* **WHAT YOU ARE ASKED TO DO**:
Print the first line of the material below and each line after it, exactly as written, ending with the line that contains "arc[radius=116pt, start angle=-133.6, end".

* **ENTRIES SHOWN**:
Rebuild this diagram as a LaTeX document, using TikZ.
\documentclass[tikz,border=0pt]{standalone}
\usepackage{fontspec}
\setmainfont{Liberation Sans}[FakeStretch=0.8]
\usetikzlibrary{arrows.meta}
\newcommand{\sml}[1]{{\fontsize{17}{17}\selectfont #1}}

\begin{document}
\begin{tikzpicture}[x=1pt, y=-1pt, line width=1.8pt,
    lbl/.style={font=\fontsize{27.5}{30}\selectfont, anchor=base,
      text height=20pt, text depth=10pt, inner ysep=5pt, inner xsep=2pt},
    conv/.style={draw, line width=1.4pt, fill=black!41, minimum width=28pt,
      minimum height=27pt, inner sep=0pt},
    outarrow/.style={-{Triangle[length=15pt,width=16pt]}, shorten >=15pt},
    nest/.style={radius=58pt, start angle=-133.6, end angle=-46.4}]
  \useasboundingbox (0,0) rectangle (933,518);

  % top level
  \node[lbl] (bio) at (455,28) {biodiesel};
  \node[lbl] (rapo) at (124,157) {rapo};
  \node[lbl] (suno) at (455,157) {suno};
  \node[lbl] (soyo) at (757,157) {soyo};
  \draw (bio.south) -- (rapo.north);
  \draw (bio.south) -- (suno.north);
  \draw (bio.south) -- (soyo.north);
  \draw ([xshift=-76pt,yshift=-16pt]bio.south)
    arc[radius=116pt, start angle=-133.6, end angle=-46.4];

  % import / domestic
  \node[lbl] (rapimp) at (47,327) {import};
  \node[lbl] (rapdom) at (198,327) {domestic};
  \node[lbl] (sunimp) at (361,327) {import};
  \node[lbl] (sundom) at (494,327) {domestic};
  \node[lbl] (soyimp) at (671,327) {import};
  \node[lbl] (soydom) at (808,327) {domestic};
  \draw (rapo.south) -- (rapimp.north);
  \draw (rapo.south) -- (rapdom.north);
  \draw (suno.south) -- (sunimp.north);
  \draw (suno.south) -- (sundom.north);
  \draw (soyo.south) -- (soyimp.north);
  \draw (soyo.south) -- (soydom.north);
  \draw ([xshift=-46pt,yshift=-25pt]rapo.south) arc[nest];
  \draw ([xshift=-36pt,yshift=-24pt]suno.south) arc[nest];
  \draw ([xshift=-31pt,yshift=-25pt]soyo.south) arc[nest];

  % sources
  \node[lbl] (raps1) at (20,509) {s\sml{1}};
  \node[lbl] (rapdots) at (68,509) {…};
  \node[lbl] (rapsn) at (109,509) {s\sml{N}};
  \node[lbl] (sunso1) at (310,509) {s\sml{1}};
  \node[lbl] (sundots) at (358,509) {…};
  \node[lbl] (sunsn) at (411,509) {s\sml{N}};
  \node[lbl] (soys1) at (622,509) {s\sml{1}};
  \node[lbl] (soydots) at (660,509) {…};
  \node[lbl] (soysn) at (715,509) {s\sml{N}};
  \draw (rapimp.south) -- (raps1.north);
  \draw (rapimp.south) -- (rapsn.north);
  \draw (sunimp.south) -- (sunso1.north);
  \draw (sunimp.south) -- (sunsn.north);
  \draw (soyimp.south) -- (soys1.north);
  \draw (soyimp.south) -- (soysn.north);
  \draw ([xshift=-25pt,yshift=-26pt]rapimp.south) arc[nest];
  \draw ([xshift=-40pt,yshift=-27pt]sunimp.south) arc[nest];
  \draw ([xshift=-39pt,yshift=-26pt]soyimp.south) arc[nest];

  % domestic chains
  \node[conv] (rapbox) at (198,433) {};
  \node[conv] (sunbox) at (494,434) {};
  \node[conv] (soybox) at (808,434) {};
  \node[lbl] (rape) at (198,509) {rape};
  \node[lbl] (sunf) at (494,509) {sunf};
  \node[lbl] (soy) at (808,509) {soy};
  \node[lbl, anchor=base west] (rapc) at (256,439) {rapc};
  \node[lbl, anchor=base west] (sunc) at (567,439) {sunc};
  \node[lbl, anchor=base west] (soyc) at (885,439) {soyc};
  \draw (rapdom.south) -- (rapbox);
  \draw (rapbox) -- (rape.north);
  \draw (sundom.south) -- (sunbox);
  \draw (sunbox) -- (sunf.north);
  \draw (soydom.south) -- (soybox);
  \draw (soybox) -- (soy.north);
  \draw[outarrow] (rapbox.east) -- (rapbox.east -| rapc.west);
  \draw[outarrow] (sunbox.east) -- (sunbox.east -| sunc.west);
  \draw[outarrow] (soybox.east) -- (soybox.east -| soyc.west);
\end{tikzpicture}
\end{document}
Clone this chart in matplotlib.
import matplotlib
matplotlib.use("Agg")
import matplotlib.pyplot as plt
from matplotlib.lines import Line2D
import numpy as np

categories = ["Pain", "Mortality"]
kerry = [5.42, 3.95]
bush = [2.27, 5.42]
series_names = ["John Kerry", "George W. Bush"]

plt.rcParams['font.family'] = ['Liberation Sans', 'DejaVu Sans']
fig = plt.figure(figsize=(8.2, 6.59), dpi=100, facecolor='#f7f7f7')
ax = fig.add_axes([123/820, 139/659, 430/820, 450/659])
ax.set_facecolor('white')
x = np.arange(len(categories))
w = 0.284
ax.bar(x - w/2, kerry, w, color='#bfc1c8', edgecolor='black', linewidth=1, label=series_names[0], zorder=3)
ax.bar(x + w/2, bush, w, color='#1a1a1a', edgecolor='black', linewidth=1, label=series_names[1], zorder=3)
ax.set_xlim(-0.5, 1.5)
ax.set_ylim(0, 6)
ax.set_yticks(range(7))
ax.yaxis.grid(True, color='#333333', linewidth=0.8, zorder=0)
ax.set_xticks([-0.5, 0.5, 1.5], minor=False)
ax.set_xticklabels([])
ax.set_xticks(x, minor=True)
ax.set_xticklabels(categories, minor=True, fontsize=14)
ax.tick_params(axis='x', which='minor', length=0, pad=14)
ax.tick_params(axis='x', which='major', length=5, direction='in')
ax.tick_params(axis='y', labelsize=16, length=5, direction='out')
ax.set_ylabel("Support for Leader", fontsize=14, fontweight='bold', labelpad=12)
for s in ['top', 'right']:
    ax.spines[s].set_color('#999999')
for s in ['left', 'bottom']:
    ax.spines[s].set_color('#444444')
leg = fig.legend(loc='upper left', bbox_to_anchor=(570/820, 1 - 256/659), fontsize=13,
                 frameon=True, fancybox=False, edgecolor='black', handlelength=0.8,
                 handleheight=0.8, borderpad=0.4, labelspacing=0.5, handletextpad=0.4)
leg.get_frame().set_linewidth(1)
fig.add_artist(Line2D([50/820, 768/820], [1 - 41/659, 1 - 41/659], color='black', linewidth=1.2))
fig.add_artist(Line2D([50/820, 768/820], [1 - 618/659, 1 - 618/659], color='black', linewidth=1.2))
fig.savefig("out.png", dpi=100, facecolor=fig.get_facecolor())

* **FULL OUTPUT**:
Rebuild this diagram as a LaTeX document, using TikZ.
\documentclass[tikz,border=0pt]{standalone}
\usepackage{fontspec}
\setmainfont{Liberation Sans}[FakeStretch=0.8]
\usetikzlibrary{arrows.meta}
\newcommand{\sml}[1]{{\fontsize{17}{17}\selectfont #1}}

\begin{document}
\begin{tikzpicture}[x=1pt, y=-1pt, line width=1.8pt,
    lbl/.style={font=\fontsize{27.5}{30}\selectfont, anchor=base,
      text height=20pt, text depth=10pt, inner ysep=5pt, inner xsep=2pt},
    conv/.style={draw, line width=1.4pt, fill=black!41, minimum width=28pt,
      minimum height=27pt, inner sep=0pt},
    outarrow/.style={-{Triangle[length=15pt,width=16pt]}, shorten >=15pt},
    nest/.style={radius=58pt, start angle=-133.6, end angle=-46.4}]
  \useasboundingbox (0,0) rectangle (933,518);

  % top level
  \node[lbl] (bio) at (455,28) {biodiesel};
  \node[lbl] (rapo) at (124,157) {rapo};
  \node[lbl] (suno) at (455,157) {suno};
  \node[lbl] (soyo) at (757,157) {soyo};
  \draw (bio.south) -- (rapo.north);
  \draw (bio.south) -- (suno.north);
  \draw (bio.south) -- (soyo.north);
  \draw ([xshift=-76pt,yshift=-16pt]bio.south)
    arc[radius=116pt, start angle=-133.6, end angle=-46.4];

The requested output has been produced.